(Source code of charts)

— Start —

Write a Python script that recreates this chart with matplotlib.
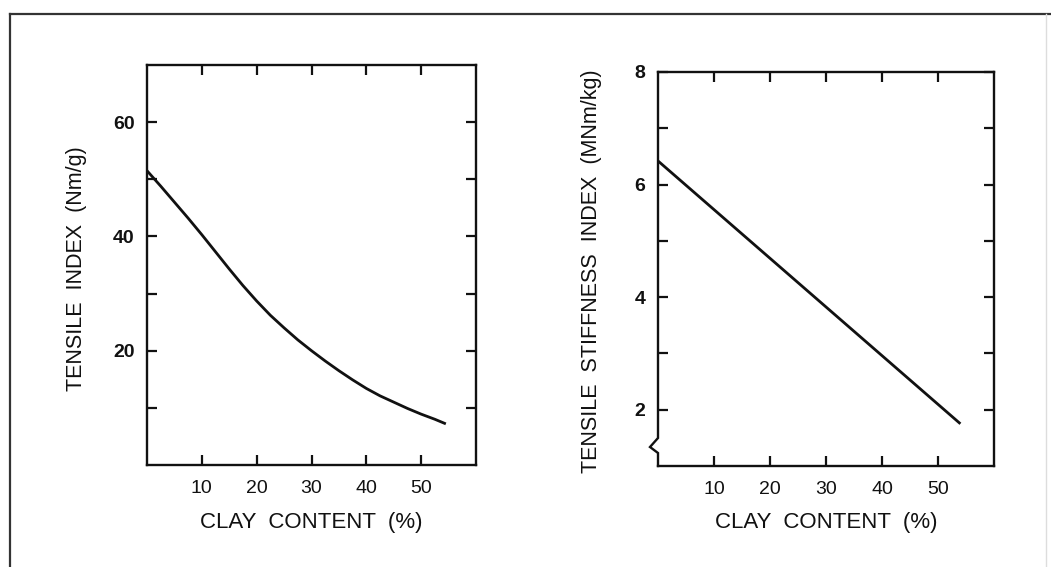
import matplotlib
matplotlib.use("Agg")
import matplotlib.pyplot as plt
from matplotlib.lines import Line2D

plt.rcParams['font.family'] = ['Liberation Sans', 'DejaVu Sans']

# ---- data ----
clay_left = [0, 2.5, 5, 7.5, 10, 12.5, 15, 17.5, 20, 22.5, 25, 27.5,
             30, 32.5, 35, 37.5, 40, 42.5, 45, 47.5, 50, 52.5, 54.5]
tensile_index = [51.5, 48.8, 46.0, 43.2, 40.3, 37.3, 34.3, 31.4, 28.7, 26.2, 24.0, 21.9,
                 20.0, 18.2, 16.5, 14.9, 13.4, 12.1, 11.0, 9.9, 8.9, 8.0, 7.2]

clay_right = [0, 54]
stiffness_index = [6.42, 1.75]

x_ticks = [10, 20, 30, 40, 50]
left_yticks = [20, 40, 60]
left_yminor = [10, 30, 50]
right_yticks = [2, 4, 6, 8]
right_yminor = [3, 5, 7]

xlabel = "CLAY  CONTENT  (%)"
left_ylabel = "TENSILE  INDEX  (Nm/g)"
right_ylabel = "TENSILE  STIFFNESS  INDEX  (MNm/kg)"

W, H = 1051, 567
fig = plt.figure(figsize=(W / 100, H / 100), dpi=100)
fig.patch.set_facecolor('white')

def fx(px):
    return px / W

def fy(py):
    return 1 - py / H

ink = '#111111'

axL = fig.add_axes([fx(147), fy(465), fx(476) - fx(147), fy(65) - fy(465)])
axR = fig.add_axes([fx(658), fy(466), fx(994) - fx(658), fy(72) - fy(466)])

for ax in (axL, axR):
    for s in ax.spines.values():
        s.set_linewidth(1.7)
        s.set_color(ink)
    ax.set_xlim(0, 60)
    ax.set_xticks(x_ticks)
    ax.tick_params(axis='both', which='both', direction='in', length=7.5, width=1.6,
                   top=True, right=True, color=ink)
    ax.tick_params(axis='x', labelsize=14, pad=11, labelcolor=ink)
    ax.tick_params(axis='y', labelsize=14, pad=9, labelcolor=ink)
    ax.set_xlabel(xlabel, fontsize=16, color=ink)

# left panel
axL.set_ylim(0, 70)
axL.set_yticks(left_yticks)
axL.set_yticks(left_yminor, minor=True)
axL.plot(clay_left, tensile_index, color=ink, lw=2.0, solid_capstyle='butt')
axL.set_ylabel(left_ylabel, fontsize=15.5, color=ink)
axL.yaxis.set_label_coords(-0.182, 0.49)
axL.xaxis.set_label_coords(0.5, -0.118)
for lab in axL.get_yticklabels():
    lab.set_fontweight('bold')

# right panel
axR.set_ylim(1, 8)
axR.set_yticks(right_yticks)
axR.set_yticks(right_yminor, minor=True)
axR.plot(clay_right, stiffness_index, color=ink, lw=2.0, solid_capstyle='butt')
axR.set_ylabel(right_ylabel, fontsize=15.5, color=ink)
axR.yaxis.set_label_coords(-0.167, 0.495)
axR.xaxis.set_label_coords(0.5, -0.117)
for lab in axR.get_yticklabels():
    lab.set_fontweight('bold')

# axis break on right panel's left spine
axR.spines['left'].set_visible(False)
hpx = 466 - 72
wpx = 994 - 658
def ay(py):
    return (466 - py) / hpx
def axf(dx):
    return dx / wpx
brk = Line2D([0, 0, axf(-8), 0, 0],
             [1, ay(438), ay(447), ay(453), 0],
             transform=axR.transAxes, color=ink, lw=1.7, clip_on=False,
             solid_joinstyle='miter')
axR.add_line(brk)

# outer frame (top, left, faint right)
fig.add_artist(Line2D([fx(10), fx(1051)], [fy(14), fy(14)], color='#333333', lw=1.6))
fig.add_artist(Line2D([fx(10), fx(10)], [fy(14), fy(567)], color='#333333', lw=1.6))
fig.add_artist(Line2D([fx(1046), fx(1046)], [fy(14), fy(567)], color='#dddddd', lw=1.0))

fig.savefig("out.png", dpi=100, facecolor='white')
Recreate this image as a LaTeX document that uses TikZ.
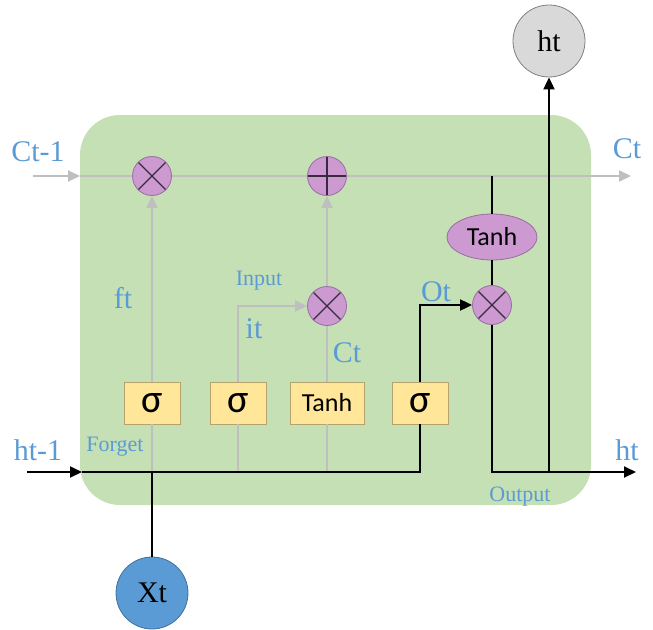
\documentclass[tikz,border=0pt]{standalone}
\usepackage{fontspec}
\setmainfont{Liberation Serif}
\newfontfamily\boxfont{Carlito}
\usepackage{xcolor}
\usepackage{tikz}
\usetikzlibrary{arrows.meta,shapes.geometric}

\definecolor{cellgreen}{HTML}{C5E0B4}
\definecolor{opfill}{HTML}{CC99D0}
\definecolor{opline}{HTML}{9A6CA3}
\definecolor{opmark}{HTML}{3A2A3E}
\definecolor{gatefill}{HTML}{FFE699}
\definecolor{gateline}{HTML}{B5A36E}
\definecolor{lblblue}{HTML}{5B9BD5}
\definecolor{xtfill}{HTML}{5B9BD5}
\definecolor{xtline}{HTML}{41719C}
\definecolor{htfill}{HTML}{D9D9D9}
\definecolor{flowgray}{HTML}{BFBFBF}

\begin{document}
\begin{tikzpicture}[x=1pt, y=-1pt,
  cell/.style={fill=cellgreen, rounded corners=40pt},
  gate/.style={rectangle, draw=gateline, fill=gatefill, line width=0.8pt,
               minimum width=56pt, minimum height=42pt, inner sep=0pt,
               font=\boxfont\fontsize{40}{40}\selectfont},
  tgate/.style={gate, minimum width=74pt, font=\boxfont\fontsize{26}{26}\selectfont},
  op/.style={circle, draw=opline, fill=opfill, line width=0.8pt,
             minimum size=39pt, inner sep=0pt},
  mulop/.style={op, path picture={
      \draw[opmark, line width=1.2pt]
        (path picture bounding box.north west) -- (path picture bounding box.south east)
        (path picture bounding box.north east) -- (path picture bounding box.south west);}},
  addop/.style={op, path picture={
      \draw[opmark, line width=1.2pt]
        (path picture bounding box.north) -- (path picture bounding box.south)
        (path picture bounding box.west) -- (path picture bounding box.east);}},
  act/.style={ellipse, draw=opline, fill=opfill, line width=0.8pt,
              minimum width=90pt, minimum height=46pt, inner sep=0pt,
              font=\boxfont\fontsize{26}{26}\selectfont},
  io/.style={circle, minimum size=72pt, inner sep=0pt, line width=0.8pt,
             font=\fontsize{30}{30}\selectfont},
  lbl/.style={text=lblblue, inner sep=0pt, anchor=base,
              font=\fontsize{30}{30}\selectfont},
  slbl/.style={lbl, font=\fontsize{22}{22}\selectfont},
  gflow/.style={draw=flowgray, line width=1.8pt},
  flow/.style={draw=black, line width=1.9pt},
  tip/.style={-{Triangle[length=12pt,width=11pt]}}
]
  \useasboundingbox (0,0) rectangle (653,629);

  % cell body
  \path[cell] (80,115) rectangle (591,505);

  % free ends and junctions
  \coordinate (cin) at (33,176);
  \coordinate (cbox) at (80,176);
  \coordinate (ctap) at (492,176);
  \coordinate (cout) at (631,176);
  \coordinate (hin) at (27,472);
  \coordinate (hbox) at (82,472);
  \coordinate (hout) at (636,472);
  \coordinate (j1) at (152,472);
  \coordinate (j2) at (238,472);
  \coordinate (j3) at (327,472);
  \coordinate (jout) at (549,472);

  % pointwise ops
  \node[mulop] (mul1) at (152,176) {};
  \node[addop] (plus) at (327,176) {};
  \node[mulop] (mul2) at (327,306) {};
  \node[mulop] (mul3) at (492,305) {};
  \node[act] (tanh2) at (492,237) {Tanh};

  % gates
  \node[gate] (sg1) at (152,403) {σ};
  \node[gate] (sg2) at (238,403) {σ};
  \node[tgate] (th1) at (327,403) {Tanh};
  \node[gate] (sg3) at (420,403) {σ};

  % in / out
  \node[io, draw=gray, fill=htfill] (htop) at (549,41) {ht};
  \node[io, draw=xtline, fill=xtfill] (xt) at (152,593) {Xt};

  % cell state
  \draw[gflow, tip] (cin) -- (cbox);
  \draw[gflow] (cbox) -- (mul1);
  \draw[gflow] (mul1) -- (plus);
  \draw[gflow, tip] (plus) -- (cout);

  % gray gate paths
  \draw[gflow] (j1) -- (sg1);
  \draw[gflow] (j2) -- (sg2);
  \draw[gflow] (j3) -- (th1);
  \draw[gflow, tip] (sg1) -- (mul1);
  \draw[gflow, tip] (sg2) |- (mul2);
  \draw[gflow] (th1) -- (mul2);
  \draw[gflow, tip] (mul2) -- (plus);

  % hidden state
  \draw[flow, tip] (hin) -- (hbox);
  \draw[flow] (hbox) -| (sg3);
  \draw[flow] (xt) -- (j1);
  \draw[flow, tip] (sg3) |- (mul3);
  \draw[flow] (ctap) -- (tanh2);
  \draw[flow] (tanh2) -- (mul3);
  \draw[flow, tip] (mul3) |- (hout);
  \draw[flow, tip] (jout) -- (htop);

  % labels
  \node[lbl] (lcin) at (38,161) {Ct-1};
  \node[lbl] (lcout) at (627,158) {Ct};
  \node[lbl] (lhin) at (38,460) {ht-1};
  \node[lbl] (lhout) at (627,460) {ht};
  \node[lbl] (lft) at (123,308) {ft};
  \node[lbl] (lit) at (254,338) {it};
  \node[lbl] (lct) at (347,362) {Ct};
  \node[lbl] (lot) at (436,301) {Ot};
  \node[slbl] (lforget) at (115,451) {Forget};
  \node[slbl] (linput) at (259,285) {Input};
  \node[slbl] (loutput) at (520,501) {Output};
\end{tikzpicture}
\end{document}
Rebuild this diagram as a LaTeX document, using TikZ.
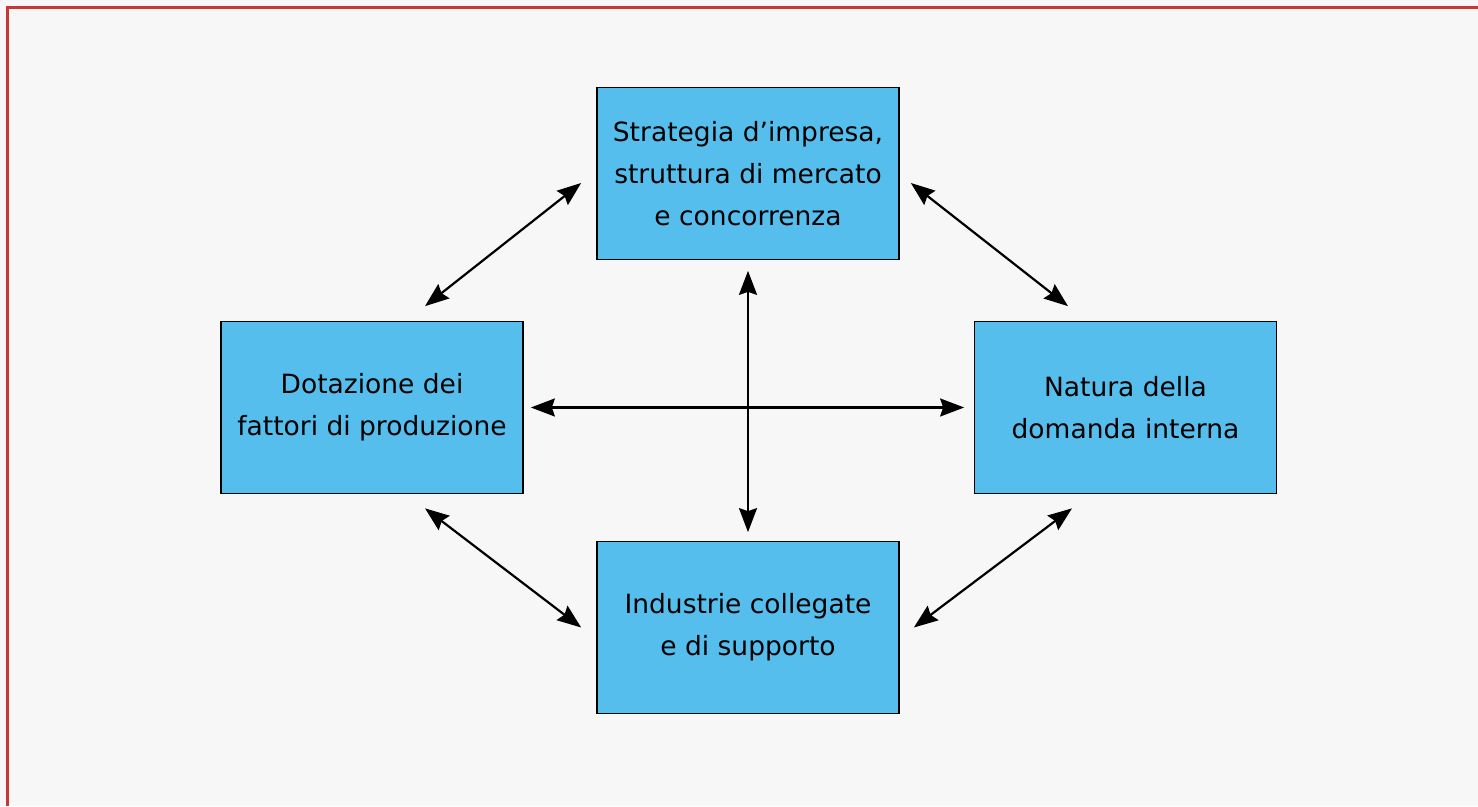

— End —

Only the lines from the start of the entries above to the line containing "plt.rcParams['font.family'] = ['Liberation" are to be given again, exactly and with both ends included; pictures are excluded.

Reply
Write a Python script that recreates this chart with matplotlib.
import matplotlib
matplotlib.use("Agg")
import matplotlib.pyplot as plt
from matplotlib.lines import Line2D

plt.rcParams['font.family'] = ['Liberation Sans', 'DejaVu Sans']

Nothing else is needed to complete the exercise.